De School of Architecture and the Built Environment van de universiteit van Westminster analyseerde in een eind vorig jaar gepubliceerde studie de levensomstandigheden in dit Water Front, dat 410.000 mensen herbergt, van wie meer dan de helft kinderen. “Het gros van de bewoners zijn huurders”, zo stelt het rapport, “die gehuisvest zijn in de vrije kamers van de daar eveneens wonende huiseigenaar. Een modaal vertrek is zo’n 9 vierkante meter en wordt door gemiddeld vijf mensen bewoond. Er is geen elektriciteit of sanitair en 80 procent van alle vuilnis wordt in de rivier gekapt. Tevens blijkt uit onze bewonersenquête dat menige inwoner zich grote zorgen maakt over de veiligheid.”

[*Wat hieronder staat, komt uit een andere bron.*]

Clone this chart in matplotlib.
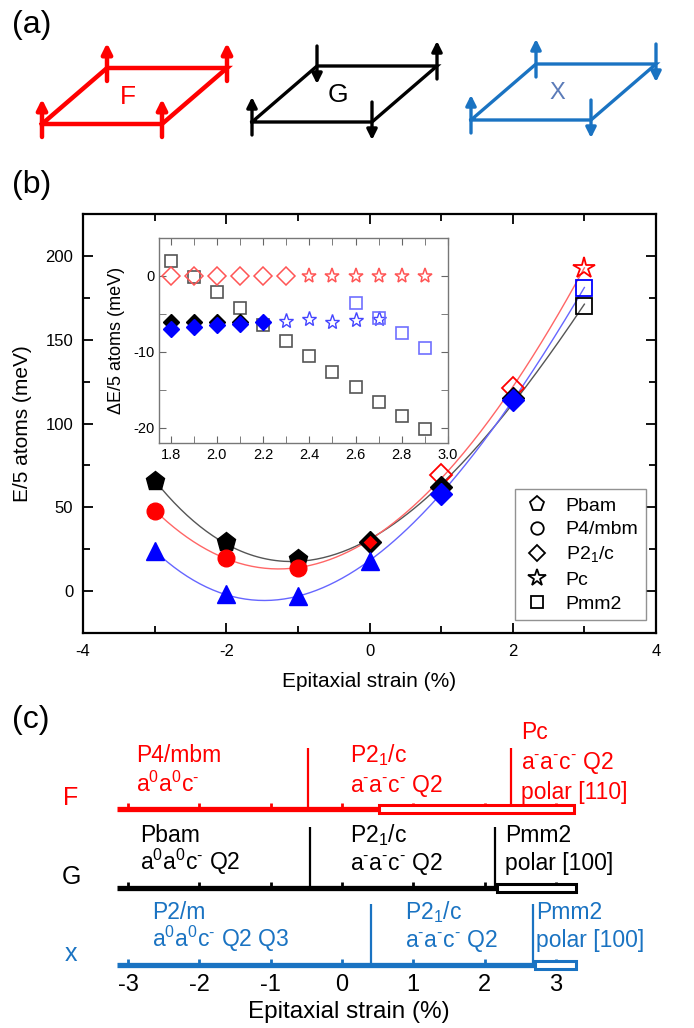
import numpy as np
import matplotlib
matplotlib.use('Agg')
import matplotlib.pyplot as plt
from matplotlib.patches import Rectangle
from matplotlib.lines import Line2D

plt.rcParams['font.family'] = ['Liberation Sans', 'DejaVu Sans']
plt.rcParams['axes.unicode_minus'] = False
plt.rcParams['mathtext.fontset'] = 'custom'
plt.rcParams['mathtext.rm'] = 'Liberation Sans'
C_FAMILY = ['Liberation Sans', 'DejaVu Sans']

# ---------------- data ----------------
# panel (b): energies vs epitaxial strain
strain = [-3, -2, -1, 0, 1, 2, 3]
E_F = [48, 20, 14, 29, 69, 121, 193]
E_G = [65.5, 29, 19, 29, 62, 115, 170]
E_X = [24, -2, -3, 18, 58, 114, 181]
phase_F = ['P4/mbm', 'P4/mbm', 'P4/mbm', 'P21/c', 'P21/c', 'P21/c', 'Pc']
phase_G = ['Pbam', 'Pbam', 'Pbam', 'P21/c', 'P21/c', 'P21/c', 'Pmm2']
phase_X = ['P2/m', 'P2/m', 'P2/m', 'P2/m', 'P21/c', 'P21/c', 'Pmm2']
filled_F = [1, 1, 1, 1, 0, 0, 0]
filled_G = [1, 1, 1, 1, 1, 1, 0]
filled_X = [1, 1, 1, 1, 1, 1, 0]

# inset: relative energies
ins_strain = [1.8, 1.9, 2.0, 2.1, 2.2, 2.3, 2.4, 2.5, 2.6, 2.7, 2.8, 2.9]
ins_F = [0, 0, 0, 0, 0, 0, 0, 0, 0, 0, 0, 0]
ins_F_phase = ['P21/c'] * 6 + ['Pc'] * 6
ins_G_diam_x = [1.8, 1.9, 2.0, 2.1]
ins_G_diam = [-6.1, -6.1, -6.1, -6.1]
ins_G_sq = [2.0, -0.1, -2.1, -4.2, -6.4, -8.5, -10.6, -12.6, -14.6, -16.6, -18.4, -20.2]
ins_X_diam_x = [1.8, 1.9, 2.0, 2.1, 2.2]
ins_X_diam = [-7.0, -6.7, -6.5, -6.3, -6.0]
ins_X_star_x = [2.3, 2.4, 2.5, 2.6, 2.7]
ins_X_star = [-5.9, -5.7, -6.1, -5.8, -5.7]
ins_X_sq_x = [2.6, 2.7, 2.8, 2.9]
ins_X_sq = [-3.6, -5.6, -7.5, -9.5]

# panel (c): phase diagrams
c_ticks = [-3, -2, -1, 0, 1, 2, 3]
c_rows = ['F', 'G', 'x']
c_start = -3.16
c_solid_end = [0.52, 2.18, 2.70]
c_end = [3.25, 3.28, 3.28]
c_bounds = [[-0.47, 2.37], [-0.45, 2.15], [0.41, 2.68]]
SUB1 = '$\\mathregular{_1}$'
SUP0 = '$\\mathregular{^0}$'
SUPM = '$\\mathregular{^{\\text{-}}}$'
a00 = 'a' + SUP0 + 'a' + SUP0 + 'c' + SUPM
amm = 'a' + SUPM + 'a' + SUPM + 'c' + SUPM + ' Q2'
c_names = [
    [['P4/mbm', a00], ['P2' + SUB1 + '/c', amm], ['Pc', amm, 'polar [110]']],
    [['Pbam', a00 + ' Q2'], ['P2' + SUB1 + '/c', amm], ['Pmm2', 'polar [100]']],
    [['P2/m', a00 + ' Q2 Q3'], ['P2' + SUB1 + '/c', amm], ['Pmm2', 'polar [100]']],
]

# panel (a): spin directions at corners (BL, BR, TR, TL), +1 up, -1 down
spins = {'F': [1, 1, 1, 1], 'G': [1, -1, 1, -1], 'X': [1, -1, -1, 1]}

RED = '#ff0000'
BLUE = '#1a73c2'
markers = {'P4/mbm': 'o', 'Pbam': 'p', 'P21/c': 'D', 'Pc': '*', 'Pmm2': 's', 'P2/m': '^'}
msize = {'o': 12, 'p': 14, 'D': 11, '*': 16, 's': 12, '^': 13}

W, H = 694, 1028
fig = plt.figure(figsize=(W / 100, H / 100), dpi=100)


def box(x0, y0, x1, y1):
    return [x0 / W, 1 - y1 / H, (x1 - x0) / W, (y1 - y0) / H]


# ---------------- panel (a) ----------------
ax_a = fig.add_axes(box(0, 0, W, 160))
ax_a.set_xlim(0, W)
ax_a.set_ylim(160, 0)
ax_a.axis('off')
cells = [('F', 42, 124, RED, 3.2, 19, RED),
         ('G', 252, 122, 'black', 2.4, 19, 'black'),
         ('X', 471, 120, BLUE, 2.4, 17, '#5b7bb8')]
cw, skew, ch = 120, 65, 56
for name, x0, y0, col, lw, fs, tcol in cells:
    xs = [x0, x0 + cw, x0 + cw + skew, x0 + skew, x0]
    ys = [y0, y0, y0 - ch, y0 - ch, y0]
    ax_a.plot(xs, ys, color=col, lw=lw, solid_joinstyle='miter')
    for vx, vy, d in zip(xs[:4], ys[:4], spins[name]):
        if d > 0:
            tail, tip = vy + 13, vy - 25
        else:
            tail, tip = vy - 20, vy + 18
        ax_a.annotate('', xy=(vx, tip), xytext=(vx, tail),
                      arrowprops=dict(arrowstyle='-|>', color=col, lw=lw,
                                      mutation_scale=15, shrinkA=0, shrinkB=0))
    ax_a.text(x0 + 0.5 * cw + 0.4 * skew, y0 - 0.48 * ch, name, color=tcol,
              fontsize=fs, ha='center', va='center')

fig.text(12 / W, 1 - 25 / H, '(a)', fontsize=23, va='center', ha='left')
fig.text(12 / W, 1 - 185 / H, '(b)', fontsize=23, va='center', ha='left')
fig.text(12 / W, 1 - 720 / H, '(c)', fontsize=23, va='center', ha='left')

# ---------------- panel (b) ----------------
ax = fig.add_axes(box(83, 214, 656, 633))
xx = np.linspace(-3, 3, 200)
for E, col in [(E_G, '#555555'), (E_F, '#ff6666'), (E_X, '#6666ff')]:
    p = np.polyfit(strain, E, 3)
    ax.plot(xx, np.polyval(p, xx), color=col, lw=1.0, zorder=2)

series = [(E_F, phase_F, filled_F, RED), (E_G, phase_G, filled_G, 'black'),
          (E_X, phase_X, filled_X, 'blue')]
for E, ph, fl, col in series:
    for x, y, p_, f in zip(strain, E, ph, fl):
        m = markers[p_]
        if f:
            ec = 'black' if (col == RED and m == 'D') else col
            z = 5 if col != 'black' else 4
            ms = msize[m] - 2 if ec != col else msize[m]
            ax.plot(x, y, m, ms=ms, mfc=col, mec=ec, mew=2.2 if ec != col else 1, zorder=z)
        else:
            ax.plot(x, y, m, ms=msize[m], mfc='none', mec=col, mew=1.3, zorder=3)

ax.set_xlim(-4, 4)
ax.set_ylim(-25, 225)
ax.set_xticks([-4, -2, 0, 2, 4])
ax.set_xticks([-3, -1, 1, 3], minor=True)
ax.set_yticks([0, 50, 100, 150, 200])
ax.set_yticks([-25, 25, 75, 125, 175, 225], minor=True)
ax.tick_params(which='both', direction='in', top=True, right=True, labelsize=12, width=1.3)
ax.tick_params(which='major', length=7)
ax.tick_params(which='minor', length=5)
ax.tick_params(axis='x', pad=8)
ax.tick_params(axis='y', pad=7)
for s in ax.spines.values():
    s.set_linewidth(1.6)
ax.set_xlabel('Epitaxial strain (%)', fontsize=15, labelpad=9)
ax.set_ylabel('E/5 atoms (meV)', fontsize=15, labelpad=10)

handles = [Line2D([], [], ls='none', marker=markers[k], ms=msize[markers[k]] - 3,
                  mfc='none', mec='black', mew=1.3)
           for k in ['Pbam', 'P4/mbm', 'P21/c', 'Pc', 'Pmm2']]
leg = ax.legend(handles, ['Pbam', 'P4/mbm', 'P2$_1$/c', 'Pc', 'Pmm2'],
                loc='lower right', bbox_to_anchor=(0.983, 0.03), fontsize=14,
                frameon=True, fancybox=False, handletextpad=0.8, labelspacing=0.32,
                borderpad=0.4, handlelength=1.4, borderaxespad=0)
leg.get_frame().set_edgecolor('#777777')
leg.get_frame().set_linewidth(1.0)

# inset
ins = fig.add_axes(box(159, 238, 448, 443))
ins.plot(ins_strain, ins_G_sq, 's', ms=8, mfc='none', mec='#555555', mew=1.2, zorder=2)
for x, y, p_ in zip(ins_strain, ins_F, ins_F_phase):
    m = markers[p_]
    ins.plot(x, y, m, ms=9 if m == 'D' else 11, mfc='none', mec='#ff5555', mew=1.1, zorder=3)
ins.plot(ins_G_diam_x, ins_G_diam, 'D', ms=8, mfc='black', mec='black', zorder=3)
ins.plot(ins_X_diam_x, ins_X_diam, 'D', ms=8, mfc='blue', mec='blue', zorder=4)
ins.plot(ins_X_star_x, ins_X_star, '*', ms=11, mfc='none', mec='#4444ff', mew=1.0, zorder=3)
ins.plot(ins_X_sq_x, ins_X_sq, 's', ms=8, mfc='none', mec='#6f6fff', mew=1.2, zorder=3)
ins.set_xlim(1.75, 3.0)
ins.set_ylim(-22, 5)
ins.set_xticks([1.8, 2.0, 2.2, 2.4, 2.6, 2.8, 3.0])
ins.set_xticks([1.9, 2.1, 2.3, 2.5, 2.7, 2.9], minor=True)
ins.set_yticks([0, -10, -20])
ins.set_yticks([-5, -15], minor=True)
ins.tick_params(which='both', direction='in', top=True, right=True, labelsize=10.5,
                color='#666666')
ins.tick_params(which='major', length=5)
ins.tick_params(which='minor', length=5)
for s in ins.spines.values():
    s.set_color('#777777')
    s.set_linewidth(1.0)
ins.set_ylabel('ΔE/5 atoms (meV)', fontsize=13, labelpad=6)

# ---------------- panel (c) ----------------
axc = fig.add_axes(box(30, 715, 694, 1025))
u, x0c = 71.3, 342
axc.set_xlim((30 - x0c) / u, (694 - x0c) / u)
axc.set_ylim(-(1025 - 809) / 78, (809 - 715) / 78)
axc.axis('off')
row_cols = [RED, 'black', BLUE]
row_y = [0, -1.01, -2]
name_x = [[-2.89, 0.11, 2.51], [-2.83, 0.11, 2.29], [-2.66, 0.89, 2.72]]
name_base = [[0.60, 0.60, 0.90], [0.59, 0.59, 0.59], [0.59, 0.59, 0.59]]
line_step = [[0.385, 0.385, 0.385], [0.36, 0.36, 0.36], [0.36, 0.36, 0.36]]
for i, (r, col, y) in enumerate(zip(c_rows, row_cols, row_y)):
    axc.plot([c_start, c_solid_end[i]], [y, y], color=col, lw=3.8, solid_capstyle='butt', zorder=3)
    axc.add_patch(Rectangle((c_solid_end[i], y - 0.05), c_end[i] - c_solid_end[i], 0.1,
                            facecolor='white', edgecolor=col, lw=2.2, zorder=3))
    axc.vlines(c_ticks, y, y + 0.08, color=col, lw=2.0, zorder=2)
    axc.vlines(c_bounds[i], y, y + 0.78, color=col, lw=1.6, zorder=2)
    axc.text(-3.80, y + 0.14, r, color=col, fontsize=18, ha='center', va='center',
             family=C_FAMILY)
    for j, lines in enumerate(c_names[i]):
        for k, lab in enumerate(lines):
            axc.text(name_x[i][j], y + name_base[i][j] - k * line_step[i][j], lab,
                     color=col, fontsize=16.5, ha='left', va='baseline', family=C_FAMILY)
for t in c_ticks:
    axc.text(t, -2.26, str(t), fontsize=17, ha='center', va='center', family=C_FAMILY)
axc.text(0.09, -2.6, 'Epitaxial strain (%)', fontsize=17.5, ha='center', va='center',
         family=C_FAMILY)

fig.savefig('out.png', dpi=100)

Ook de overheid refereert daar in haar motivatie voor de ontruiming aan. Het Water Front, zo heet het, “is een toevluchtsoord voor militanten en bandieten”, waarmee verwezen wordt naar de leden van gewapende verzetsbewegingen die in de Nigerdelta strijden voor een eerlijker verdeling van de oliewinsten.

Hebben en houden

“Het voorzien in adequate woongelegenheid voor minstens 100 miljoen mensen tegen 2020 is een van de Millenniumdoelstellingen, de stadsvernieuwing in Port Harcourt kan daarin worden ingeschreven. Wel moet die gebeuren op basis van consultatie met de bewoners en met inbegrip van compensatie voor en hervestiging van diegenen die moeten vertrekken.”Dat laatste is niet bepaald gebeurd. Een andere woonplaats heeft niemand gekregen, een beperkte schadeloosheidsstelling was er alleen voor de eigenaars. En tal van bewoners wisten volstrekt niet wanneer de bulldozers zouden komen. Net zoals Love Okpadio verloren ze in één klap hun hele hebben en houden.

Een vereniging van gedupeerden contacteerde na de eerste gewelddadige ontruimingen in 2008 het secretariaat van UN Habitat, dat in maart van vorig jaar een missie stuurde. Deze constateerde in haar zes maanden later gepubliceerde rapport Evictions and Demolitions in Port Harcourt dat “de stadsvernieuwing niet-inclusief is, niet past in armoedebestrijding en in strijd is met de Habitatrichtlijnen, evengoed als met de Nigeriaanse wetgeving”.

Njemanze is maar een van de buurten die in het kader van ‘het herstel van de tuinstad Port Harcourt’ moeten wijken. Volgens de universiteit van Westminster zullen in totaal 410.000 mensen moeten vertrekken, de overheid houdt het op zo’n 200.000. “Het punt”, zo stelt onderzoeker Tony Lloyd-Jones aan de telefoon, “is dat je met gedwongen ontruiming niets oplost. Die mensen, die overigens de basis vormen van de informele economie, zullen niet zomaar terugkeren naar het platteland dat ze in de voorbij tien, twintig jaar hebben verlaten. Concreet houdt dat dus in dat ze elders in de stad een nieuw onderkomen zullen bouwen of huren, andermaal illegaal.”